Bridging Training and Merging Through Momentum-Aware Optimization

TL;DR

This paper introduces a unified framework that maintains and reuses curvature and momentum information during training to improve model merging and task-specific model composition, achieving better performance and efficiency.

Contribution

It proposes a method to keep and utilize curvature statistics during training for geometry-aware model merging, reducing computation and improving model composition.

Findings

Curvature-aware merging outperforms magnitude-only baselines across sparsity levels.

Multi-task merging improves performance by 1.6% over strong baselines.
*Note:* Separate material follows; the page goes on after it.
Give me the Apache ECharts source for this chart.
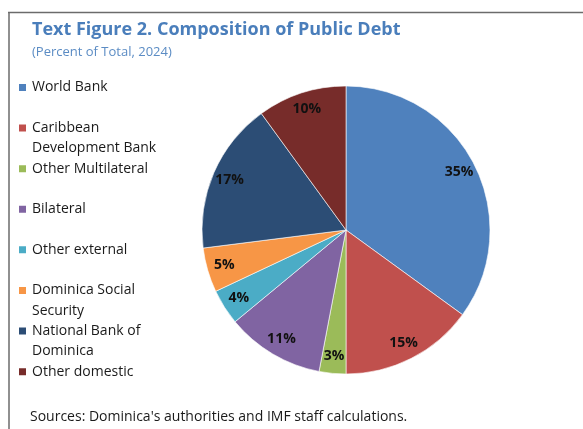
<!DOCTYPE html>
<html>
<head>
<meta charset="utf-8">
<script src="https://cdn.jsdelivr.net/npm/echarts@6/dist/echarts.min.js"></script>
<style>
  html, body { margin: 0; padding: 0; background: #fff; }
  #chart { width: 583px; height: 429px; }
</style>
</head>
<body>
<div id="chart"></div>
<script>
// Composition of public debt, percent of total, 2024
const categories = [
  'World Bank',
  'Caribbean Development Bank',
  'Other Multilateral',
  'Bilateral',
  'Other external',
  'Dominica Social Security',
  'National Bank of Dominica',
  'Other domestic'
];
const shares = [35, 15, 3, 11, 4, 5, 17, 10];
const legendLabels = [
  'World Bank',
  'Caribbean\nDevelopment Bank',
  'Other Multilateral',
  'Bilateral',
  'Other external',
  'Dominica Social\nSecurity',
  'National Bank of\nDominica',
  'Other domestic'
];
const sliceColors = ['#4f81bd', '#c0504d', '#9bbb59', '#8064a2', '#4bacc6', '#f79646', '#2c4d75', '#772c2a'];

const FONT = 'Open Sans';
const LH = 20.3;
const CENTER = [346, 230];
const R = 144;

const pieData = categories.map((name, i) => ({
  name,
  value: shares[i],
  itemStyle: { color: sliceColors[i] }
}));

// Every legend entry is laid out as three text lines (blank, label line 1,
// label line 2 or blank) so the swatch lines up with the first label line.
function legendText(name) {
  const t = legendLabels[categories.indexOf(name)];
  return ' \n' + (t.indexOf('\n') >= 0 ? t : t + '\n ');
}

const chart = echarts.init(document.getElementById('chart'), null, { renderer: 'canvas' });
chart.setOption({
  animation: false,
  backgroundColor: '#fff',
  title: [
    {
      text: 'Text Figure 2. Composition of Public Debt',
      subtext: '(Percent of Total, 2024)',
      left: 32,
      top: 21,
      padding: 0,
      itemGap: 7,
      textStyle: { fontFamily: FONT, fontWeight: 'bold', fontSize: 18, color: '#4a7ebb' },
      subtextStyle: { fontFamily: FONT, fontSize: 13, color: '#5b8cc4' }
    },
    {
      text: "Sources: Dominica's authorities and IMF staff calculations.",
      left: 30,
      top: 410,
      padding: 0,
      textStyle: { fontFamily: FONT, fontWeight: 'normal', fontSize: 14, color: '#1a1a1a' }
    }
  ],
  legend: {
    orient: 'vertical',
    left: 17,
    top: 57,
    padding: 0,
    itemWidth: 9,
    itemHeight: 9,
    itemGap: -LH,
    icon: 'rect',
    selectedMode: false,
    data: categories,
    formatter: legendText,
    textStyle: {
      fontFamily: FONT,
      fontSize: 14,
      color: '#1a1a1a',
      lineHeight: LH
    }
  },
  graphic: [
    { type: 'line', shape: { x1: 8, y1: 12.5, x2: 583, y2: 12.5 }, style: { stroke: '#6b6b6b', lineWidth: 1.5 } },
    { type: 'line', shape: { x1: 9, y1: 12, x2: 9, y2: 429 }, style: { stroke: '#6b6b6b', lineWidth: 1.5 } }
  ],
  series: [
    {
      type: 'pie',
      center: CENTER,
      radius: [0, R],
      startAngle: 90,
      clockwise: true,
      avoidLabelOverlap: false,
      silent: true,
      itemStyle: { borderColor: '#ffffff', borderWidth: 0.6 },
      label: { show: false },
      labelLine: { show: false },
      emphasis: { disabled: true },
      data: pieData
    },
    {
      // transparent copy whose inner labels sit near the rim of the visible pie
      type: 'pie',
      center: CENTER,
      radius: [0, R * 1.72],
      startAngle: 90,
      clockwise: true,
      avoidLabelOverlap: false,
      silent: true,
      z: 5,
      itemStyle: { color: 'rgba(0,0,0,0)', borderWidth: 0 },
      label: {
        show: true,
        position: 'inside',
        formatter: '{c}%',
        fontFamily: FONT,
        fontWeight: 'bold',
        fontSize: 14,
        color: '#111'
      },
      labelLine: { show: false },
      emphasis: { disabled: true },
      data: categories.map((name, i) => ({ name, value: shares[i] }))
    }
  ]
});
</script>
</body>
</html>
The framework exhibits rank-invariant convergence and robustness to hyperparameters.

Abstract

Training large neural networks and merging task-specific models both exploit low-rank structure and require parameter importance estimation, yet these challenges have been pursued in isolation. Current workflows compute curvature information during training, discard it, then recompute similar information for merging--wasting computation and discarding valuable trajectory data. We introduce a unified framework that maintains factorized momentum and curvature statistics during training, then reuses this information for geometry-aware model composition. The proposed method incurs modest memory overhead (approximately 30% over AdamW) to accumulate task saliency scores that enable curvature-aware merging. These scores, computed as a byproduct of optimization, provide importance estimates comparable to post-hoc Fisher computation while producing merge-ready models directly from training. We establish convergence guarantees for non-convex objectives with approximation error bounded by gradient singular value decay. On natural language understanding benchmarks, curvature-aware parameter selection outperforms magnitude-only baselines across all sparsity levels, with multi-task merging improving 1.6% over strong baselines. The proposed framework exhibits rank-invariant convergence and superior hyperparameter robustness compared to existing low-rank optimizers. By treating the optimization trajectory as a reusable asset rather than discarding it, our approach demonstrates that training-time curvature information suffices for effective model composition, enabling a unified training-merging pipeline.